Despite the lack of an arrest warrant, editor and journalist Abdellahi Mohamed Ould Atigha was dragged from his home by police and detained for 2 days.
This statement was originally published on rsf.org on 20 May 2021.
Reporters Without Borders (RSF) condemns a Mauritanian reporter’s arrest for 48 hours over nothing more than a Facebook post questioning government spending. The authorities must safeguard press freedom in Mauritania, RSF said.
Abdellahi Mohamed Ould Atigha, the editor of the independent newspaper Al Hoora, was suddenly arrested – without any warning or prior summons – on 24 April by police who went to his home in Boutilimit, a town 165 km southeast of the capital Nouakchott.
It was only on arriving at the town’s police station that he was told he had been arrested because of a complaint by social affairs minister Naha Mint Haroun Cheikh Sidiya over a Facebook post in which he questioned what had happened to money earmarked for disadvantaged sectors of the population.
Ould Atigha was released 48 hours later after the minister’s father withdrew the complaint. When reached by RSF, the journalist deplored the “lack of transparency on the part of the authorities” and said there was “no justification” for his arrest.
“Arresting a journalist for an ordinary Facebook post that just asked questions is totally disproportionate,” RSF said. “This speaks both to a dangerous level of scrutiny of social media by the authorities, and to a manifest desire to suppress dissent. We urge the government to safeguard the accessibility and transparency of information in Mauritania and to desist from arbitrary arrests of journalists, who must be able to work with complete freedom.”
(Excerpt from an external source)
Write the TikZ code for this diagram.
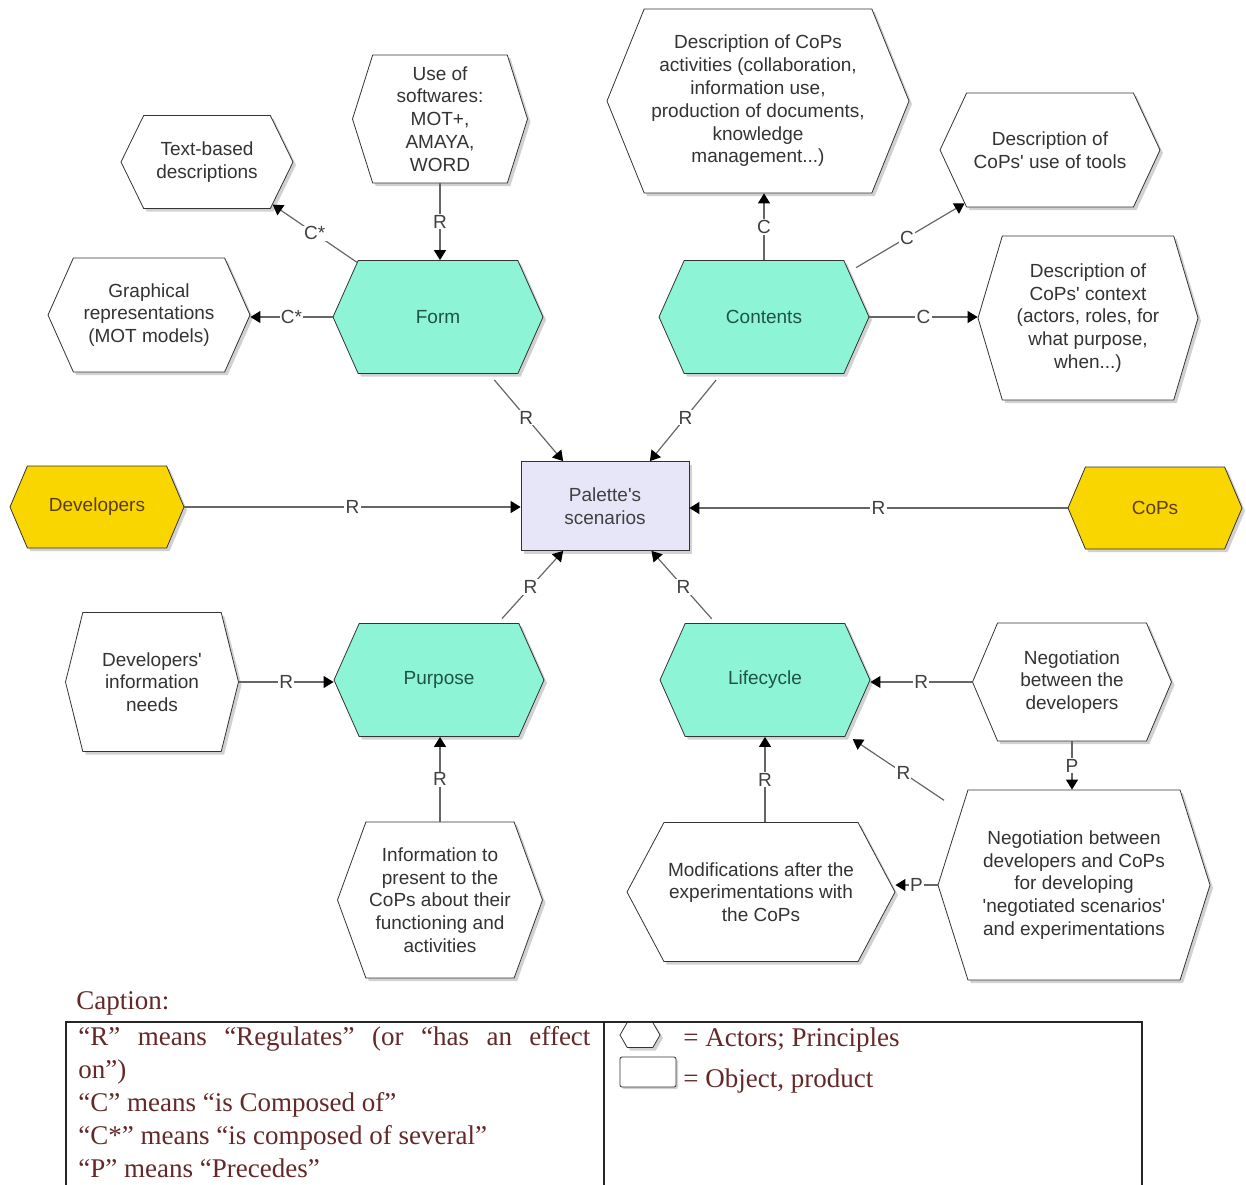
\documentclass[tikz,border=0pt]{standalone}
\usepackage{fontspec}
\setmainfont{Liberation Sans}
\newfontfamily\capfont{Liberation Serif}
\usetikzlibrary{arrows.meta, positioning, shapes.symbols, shadows}
\definecolor{myaqua}{RGB}{142,244,214}
\definecolor{mygold}{RGB}{250,214,0}
\definecolor{mylavender}{RGB}{230,230,248}
\definecolor{myteal}{RGB}{30,84,66}
\definecolor{mybrown}{RGB}{92,62,20}
\definecolor{mymaroon}{RGB}{100,40,40}
\tikzset{
  hexbox/.style={shape=signal, signal to=east and west, signal pointer angle=132,
    draw=black!80, fill=white, text=black!80, align=center, inner sep=1pt,
    font=\fontsize{9.5}{11.4}\selectfont,
    drop shadow={shadow xshift=1.5pt, shadow yshift=-1.5pt, opacity=1, fill=black!18}},
  aspect/.style={hexbox, fill=myaqua, text=myteal, minimum width=105pt, minimum height=56.5pt},
  actor/.style={hexbox, fill=mygold, text=mybrown, minimum width=87pt, minimum height=41pt, signal pointer angle=134},
  scenbox/.style={draw=black!80, fill=mylavender, text=black!75, align=center,
    font=\fontsize{9.5}{11.4}\selectfont, minimum width=84pt, minimum height=44.5pt,
    drop shadow={shadow xshift=1.5pt, shadow yshift=-1.5pt, opacity=1, fill=black!18}},
  conn/.style={draw=black!60, line width=0.6pt, -{Triangle[length=5pt,width=6pt,color=black]}},
  lbl/.style={fill=white, inner sep=0.6pt, font=\fontsize{9.5}{11}\selectfont, text=black!75},
  captext/.style={font=\capfont\fontsize{13.5}{16.5}\selectfont, text=mymaroon}
}
\newcommand{\apos}{\XeTeXglyph\XeTeXcharglyph"0027\relax}
\begin{document}
\begin{tikzpicture}[x=0.5pt, y=-0.5pt]
  \useasboundingbox (0,0) rectangle (1246,1184);

  % aspects of the scenarios
  \node[aspect] (form) at (438,317) {Form};
  \node[aspect] (contents) at (764,317) {Contents};
  \node[aspect] (purpose) at (439,680) {Purpose};
  \node[aspect] (lifecycle) at (765,680) {Lifecycle};

  % object and actors
  \node[scenbox] (palette) at (605,506) {Palette\apos s\\scenarios};
  \node[actor] (developers) at (97,507) {Developers};
  \node[actor] (cops) at (1155,508) {CoPs};

  % principles around Form
  \node[hexbox, minimum width=86pt, minimum height=46.5pt, signal pointer angle=128] (textdesc) at (207,162) {Text-based\\descriptions};
  \node[hexbox, minimum width=101pt, minimum height=57pt] (graphrep) at (149,315) {Graphical\\representations\\(MOT models)};
  \node[hexbox, minimum width=87.5pt, minimum height=64pt, signal pointer angle=145] (software) at (440,119) {Use of\\softwares:\\MOT+,\\AMAYA,\\WORD};

  % principles around Contents
  \node[hexbox, minimum width=151pt, minimum height=92pt, signal pointer angle=136] (activities) at (758,101) {Description of CoPs\\activities (collaboration,\\information use,\\production of documents,\\knowledge\\management...)};
  \node[hexbox, minimum width=110pt, minimum height=57pt, signal pointer angle=130] (tools) at (1050,150) {Description of\\CoPs\apos\ use of tools};
  \node[hexbox, minimum width=110pt, minimum height=82pt, signal pointer angle=147] (context) at (1088,318) {Description of\\CoPs\apos\ context\\(actors, roles, for\\what purpose,\\when...)};

  % principles around Purpose and Lifecycle
  \node[hexbox, minimum width=86.5pt, minimum height=69.5pt, signal pointer angle=152] (devneeds) at (152,682) {Developers\apos\\information\\needs};
  \node[hexbox, minimum width=102.5pt, minimum height=78pt, signal pointer angle=140] (infopresent) at (440,900) {Information to\\present to the\\CoPs about their\\functioning and\\activities};
  \node[hexbox, minimum width=134pt, minimum height=69.5pt, signal pointer angle=124] (modif) at (761,892) {Modifications after the\\experimentations with\\the CoPs};
  \node[hexbox, minimum width=99.5pt, minimum height=59pt, signal pointer angle=134] (negdev) at (1072,682) {Negotiation\\between the\\developers};
  \node[hexbox, minimum width=136pt, minimum height=95pt, signal pointer angle=145] (negcops) at (1074,885) {Negotiation between\\developers and CoPs\\for developing\\\apos negotiated scenarios\apos\\and experimentations};

  % connectors
  \draw[conn] (software.south) -- node[lbl]{R} (software.south |- form.north);
  \draw[conn] (form.146) -- node[lbl]{C*} (textdesc.-33);
  \draw[conn] (form.west) -- node[lbl]{C*} (form.west -| graphrep.east);
  \draw[conn, shorten <=4pt] (form.-48) -- node[lbl]{R} (palette.133);
  \draw[conn, shorten <=4pt] (contents.-127) -- node[lbl]{R} (palette.45);
  \draw[conn] (contents.north) -- node[lbl]{C} (contents.north |- activities.south);
  \draw[conn, shorten <=4pt] (contents.28) -- node[lbl]{C} (tools.212);
  \draw[conn] (contents.east) -- node[lbl]{C} (contents.east -| context.west);
  \draw[conn] (developers.east) -- node[lbl]{R} (developers.east -| palette.west);
  \draw[conn] (cops.west) -- node[lbl]{R} (cops.west -| palette.east);
  \draw[conn, shorten <=3pt] (purpose.44) -- node[lbl]{R} (palette.-133);
  \draw[conn, shorten <=3pt] (lifecycle.131) -- node[lbl]{R} (palette.-44);
  \draw[conn] (devneeds.east) -- node[lbl]{R} (devneeds.east -| purpose.west);
  \draw[conn] (infopresent.north) -- node[lbl]{R} (infopresent.north |- purpose.south);
  \draw[conn] (lifecycle.south |- modif.north) -- node[lbl]{R} (lifecycle.south);
  \draw[conn] (negdev.west) -- node[lbl]{R} (negdev.west -| lifecycle.east);
  \draw[conn] (negdev.south) -- node[lbl]{P} (negdev.south |- negcops.north);
  \draw[conn, shorten <=10pt, shorten >=4pt] (negcops.147) -- node[lbl]{R} (lifecycle.-34);
  \draw[conn] (negcops.west) -- node[lbl]{P} (negcops.west -| modif.east);

  % caption
  \node[captext, anchor=south west, inner sep=0pt] (captitle) at (76,1016) {Caption:};
  \draw[black!85, line width=0.8pt] (66,1190) -- (66,1022) -- (1142,1022) -- (1142,1190);
  \draw[black!85, line width=0.8pt] (604,1022) -- (604,1190);
  \node[captext, anchor=north west, inner sep=0pt, text width=256pt, align=justify] (legend) at (78,1026)
    {“R” means “Regulates” (or “has an effect\linebreak on”)\\
     “C” means “is Composed of”\\
     “C*” means “is composed of several”\\
     “P” means “Precedes”};
  \node[hexbox, minimum width=20pt, minimum height=12.5pt, signal pointer angle=120] (hexicon) at (640,1035) {};
  \node[draw=black!80, fill=white, minimum width=28pt, minimum height=15pt, rounded corners=1pt,
    drop shadow={shadow xshift=1pt, shadow yshift=-1pt, opacity=1, fill=black!18}] (recticon) at (648,1072) {};
  \node[captext, anchor=west, inner sep=0pt] (actorkey) at (683,1040) {= Actors; Principles};
  \node[captext, anchor=west, inner sep=0pt] (objectkey) at (683,1081) {= Object, product};
\end{tikzpicture}
\end{document}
This is not the first time that journalists have been arrested in Mauritania for questioning what happens to government money. Two bloggers, Abderrahmane Weddady and Cheikh Ould Jiddou, spent more than two months in prison in 2019 for reporting on comments being made by bloggers and media outlets in the Middle East about the freezing of a two-billion dollar account in the United Emirates that was allegedly opened by persons close to Mauritanian President Mohamed Ould Abdel Aziz.
Mauritania has fallen 46 places in RSF’s World Press Freedom Index since 2016 and is now ranked 94th out of 180 countries.